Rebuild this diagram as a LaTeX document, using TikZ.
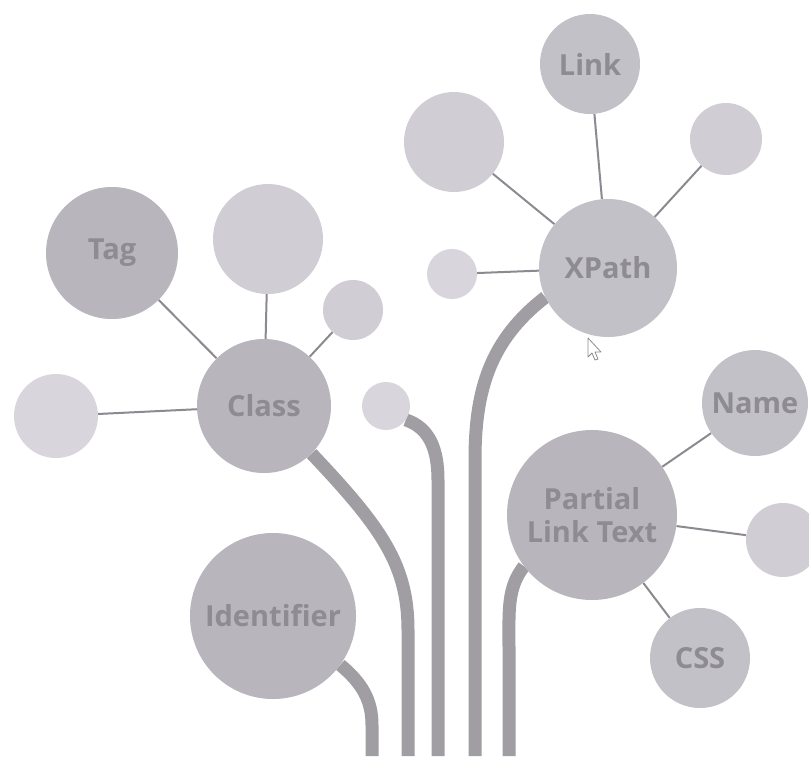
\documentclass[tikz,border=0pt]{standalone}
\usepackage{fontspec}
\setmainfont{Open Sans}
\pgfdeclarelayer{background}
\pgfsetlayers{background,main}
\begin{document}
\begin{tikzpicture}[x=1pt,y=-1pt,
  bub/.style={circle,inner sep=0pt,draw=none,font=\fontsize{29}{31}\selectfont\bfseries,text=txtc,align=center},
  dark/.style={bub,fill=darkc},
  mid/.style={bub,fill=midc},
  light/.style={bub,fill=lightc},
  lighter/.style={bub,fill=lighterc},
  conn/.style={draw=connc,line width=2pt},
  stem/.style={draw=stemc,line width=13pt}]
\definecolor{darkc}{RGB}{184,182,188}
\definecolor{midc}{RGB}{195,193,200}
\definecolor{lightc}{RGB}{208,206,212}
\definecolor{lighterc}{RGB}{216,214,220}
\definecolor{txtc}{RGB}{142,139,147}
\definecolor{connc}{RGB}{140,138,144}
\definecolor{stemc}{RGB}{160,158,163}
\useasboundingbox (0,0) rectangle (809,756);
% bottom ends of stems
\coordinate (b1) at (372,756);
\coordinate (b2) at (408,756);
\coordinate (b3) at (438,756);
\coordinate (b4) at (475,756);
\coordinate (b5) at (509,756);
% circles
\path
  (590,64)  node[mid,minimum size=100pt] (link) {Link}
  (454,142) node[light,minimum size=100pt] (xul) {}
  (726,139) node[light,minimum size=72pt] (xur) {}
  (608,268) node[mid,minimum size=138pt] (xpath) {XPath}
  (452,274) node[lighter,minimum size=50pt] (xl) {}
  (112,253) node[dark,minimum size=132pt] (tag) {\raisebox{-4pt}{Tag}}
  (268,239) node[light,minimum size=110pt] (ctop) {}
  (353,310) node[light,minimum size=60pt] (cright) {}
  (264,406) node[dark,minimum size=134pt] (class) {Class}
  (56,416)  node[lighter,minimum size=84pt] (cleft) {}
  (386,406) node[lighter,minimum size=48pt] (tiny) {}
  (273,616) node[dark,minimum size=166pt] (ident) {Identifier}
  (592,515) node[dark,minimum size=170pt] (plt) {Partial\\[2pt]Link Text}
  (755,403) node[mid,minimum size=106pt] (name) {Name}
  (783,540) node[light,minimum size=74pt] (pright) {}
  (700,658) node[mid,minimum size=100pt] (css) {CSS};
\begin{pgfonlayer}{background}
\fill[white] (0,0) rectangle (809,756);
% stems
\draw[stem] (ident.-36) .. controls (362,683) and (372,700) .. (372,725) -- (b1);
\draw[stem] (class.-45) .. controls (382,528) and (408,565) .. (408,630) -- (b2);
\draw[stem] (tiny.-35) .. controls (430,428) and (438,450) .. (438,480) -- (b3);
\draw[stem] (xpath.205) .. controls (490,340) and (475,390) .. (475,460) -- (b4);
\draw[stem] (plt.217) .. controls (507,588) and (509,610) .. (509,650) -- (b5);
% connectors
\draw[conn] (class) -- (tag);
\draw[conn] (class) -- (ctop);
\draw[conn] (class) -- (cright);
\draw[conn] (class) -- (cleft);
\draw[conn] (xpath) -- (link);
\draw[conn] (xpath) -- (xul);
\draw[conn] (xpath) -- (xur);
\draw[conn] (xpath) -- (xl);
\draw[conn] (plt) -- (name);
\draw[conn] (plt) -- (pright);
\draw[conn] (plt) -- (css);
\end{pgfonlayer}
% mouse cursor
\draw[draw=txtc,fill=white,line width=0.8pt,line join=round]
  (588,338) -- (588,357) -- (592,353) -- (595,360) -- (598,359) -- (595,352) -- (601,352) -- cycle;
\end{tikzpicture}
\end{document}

### [To do]
Images should not appear in the copy; retype the listing above exactly.

### [Task output]
Rebuild this diagram as a LaTeX document, using TikZ.
\documentclass[tikz,border=0pt]{standalone}
\usepackage{fontspec}
\setmainfont{Open Sans}
\pgfdeclarelayer{background}
\pgfsetlayers{background,main}
\begin{document}
\begin{tikzpicture}[x=1pt,y=-1pt,
  bub/.style={circle,inner sep=0pt,draw=none,font=\fontsize{29}{31}\selectfont\bfseries,text=txtc,align=center},
  dark/.style={bub,fill=darkc},
  mid/.style={bub,fill=midc},
  light/.style={bub,fill=lightc},
  lighter/.style={bub,fill=lighterc},
  conn/.style={draw=connc,line width=2pt},
  stem/.style={draw=stemc,line width=13pt}]
\definecolor{darkc}{RGB}{184,182,188}
\definecolor{midc}{RGB}{195,193,200}
\definecolor{lightc}{RGB}{208,206,212}
\definecolor{lighterc}{RGB}{216,214,220}
\definecolor{txtc}{RGB}{142,139,147}
\definecolor{connc}{RGB}{140,138,144}
\definecolor{stemc}{RGB}{160,158,163}
\useasboundingbox (0,0) rectangle (809,756);
% bottom ends of stems
\coordinate (b1) at (372,756);
\coordinate (b2) at (408,756);
\coordinate (b3) at (438,756);
\coordinate (b4) at (475,756);
\coordinate (b5) at (509,756);
% circles
\path
  (590,64)  node[mid,minimum size=100pt] (link) {Link}
  (454,142) node[light,minimum size=100pt] (xul) {}
  (726,139) node[light,minimum size=72pt] (xur) {}
  (608,268) node[mid,minimum size=138pt] (xpath) {XPath}
  (452,274) node[lighter,minimum size=50pt] (xl) {}
  (112,253) node[dark,minimum size=132pt] (tag) {\raisebox{-4pt}{Tag}}
  (268,239) node[light,minimum size=110pt] (ctop) {}
  (353,310) node[light,minimum size=60pt] (cright) {}
  (264,406) node[dark,minimum size=134pt] (class) {Class}
  (56,416)  node[lighter,minimum size=84pt] (cleft) {}
  (386,406) node[lighter,minimum size=48pt] (tiny) {}
  (273,616) node[dark,minimum size=166pt] (ident) {Identifier}
  (592,515) node[dark,minimum size=170pt] (plt) {Partial\\[2pt]Link Text}
  (755,403) node[mid,minimum size=106pt] (name) {Name}
  (783,540) node[light,minimum size=74pt] (pright) {}
  (700,658) node[mid,minimum size=100pt] (css) {CSS};
\begin{pgfonlayer}{background}
\fill[white] (0,0) rectangle (809,756);
% stems
\draw[stem] (ident.-36) .. controls (362,683) and (372,700) .. (372,725) -- (b1);
\draw[stem] (class.-45) .. controls (382,528) and (408,565) .. (408,630) -- (b2);
\draw[stem] (tiny.-35) .. controls (430,428) and (438,450) .. (438,480) -- (b3);
\draw[stem] (xpath.205) .. controls (490,340) and (475,390) .. (475,460) -- (b4);
\draw[stem] (plt.217) .. controls (507,588) and (509,610) .. (509,650) -- (b5);
% connectors
\draw[conn] (class) -- (tag);
\draw[conn] (class) -- (ctop);
\draw[conn] (class) -- (cright);
\draw[conn] (class) -- (cleft);
\draw[conn] (xpath) -- (link);
\draw[conn] (xpath) -- (xul);
\draw[conn] (xpath) -- (xur);
\draw[conn] (xpath) -- (xl);
\draw[conn] (plt) -- (name);
\draw[conn] (plt) -- (pright);
\draw[conn] (plt) -- (css);
\end{pgfonlayer}
% mouse cursor
\draw[draw=txtc,fill=white,line width=0.8pt,line join=round]
  (588,338) -- (588,357) -- (592,353) -- (595,360) -- (598,359) -- (595,352) -- (601,352) -- cycle;
\end{tikzpicture}
\end{document}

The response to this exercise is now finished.